Nach dem Bombenangriff auf Heilbronn am Abend des 4. Dezember 1944 wurden die KZ-Häftlinge für Aufräum- und Bergungsarbeiten eingesetzt. Sie mussten Blindgänger entschärfen, den Schutt räumen und Leichen bergen.

Als die Amerikaner im März 1945 den Rhein erreichten, gab Lagerführer Gillberg den Befehl, das KZ Neckargartach zu räumen. Die Wachmannschaft, die Häftlinge und die Lagerdokumente sollten ins KZ Dachau evakuiert werden. Ca. 300 kranke Häftlinge wurden in einem ersten Schritt am 31. März 1945 mit einem Zug abtransportiert. Mindestens 50 von ihnen überlebten den neuntägigen Transport nicht. Der Rest kam am 9. April in Dachau an. Die übrigen ca. 500 Häftlinge wurden im zweiten Schritt am 1. April 1945, dem Ostersonntag, auf einen Todesmarsch nach Dachau geschickt. Sie wurden in Gruppen von etwa 100 Häftlingen eingeteilt, von Bewachern mit Hunden flankiert. Mitgenommene Pferdewagen, auf denen die Feldküche, das Gepäck und das Lagerarchiv der SS und später auch einige der nicht mehr gehfähigen Häftlinge transportiert wurden, mussten von den Häftlingen gezogen werden. Die Überlebenden des Todesmarsches legten in 27 Tagen ca. 350 km zu Fuß zurück. Einigen Häftlingen gelang unterwegs die Flucht, mindestens fünf wurden auf dem Marsch getötet.

 

KZ-Friedhof

Kurz nach dem Kriegsende fand sich in Neckargartach eine Bürgerinitiative zu einem KZ-Friedhofsausschuss zusammen, um dort, wo sich das Massengrab mit den menschlichen Überresten der verscharrten KZ-Häftlinge befand, eine Friedhofsanlage und einen Grabstein zu errichten. Dafür wurde im Frühjahr 1946 eine freiwillige Geldsammlung unter der Neckargartacher Bevölkerung und bei den Firmen durchgeführt, für die die KZ-Häftlinge gearbeitet hatten. Die Bürgerinitiative ließ im März und April 1946 die Gräber mit einer höheren Erdschicht bedecken und eine Friedhofsanlage gestalten.

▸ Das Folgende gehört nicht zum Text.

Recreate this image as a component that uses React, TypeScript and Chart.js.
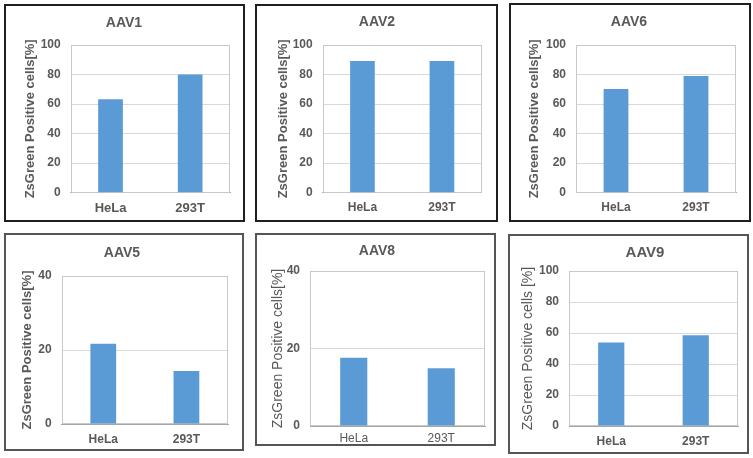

Das Friedhofsdenkmal nach einem Entwurf von Heinrich Schmutz wurde aus Bruchsteinen der gesprengten Neckargartacher Brücke erbaut. Es trägt Inschriften in russischer („Sie wurden zu Tode gequält in der faschistischen Gefangenschaft“) und deutscher Sprache („Sie starben kurz vor ihrer Befreiung“). Die fertige Friedhofsanlage wurde am 22. Dezember 1946 feierlich an die Stadt übergeben. 1962 wurde die Friedhofsanlage erneuert, eingezäunt, und mit einem schmiedeeisernen Tor versehen. 1982 wurde eine bronzene Informationstafel auf dem KZ-Friedhof aufgestellt. 1986 kam eine zweite Tafel hinzu, die die Namen der damals bekannten Toten nennt, die in dem Massengrab ihre letzte Ruhestätte gefunden haben.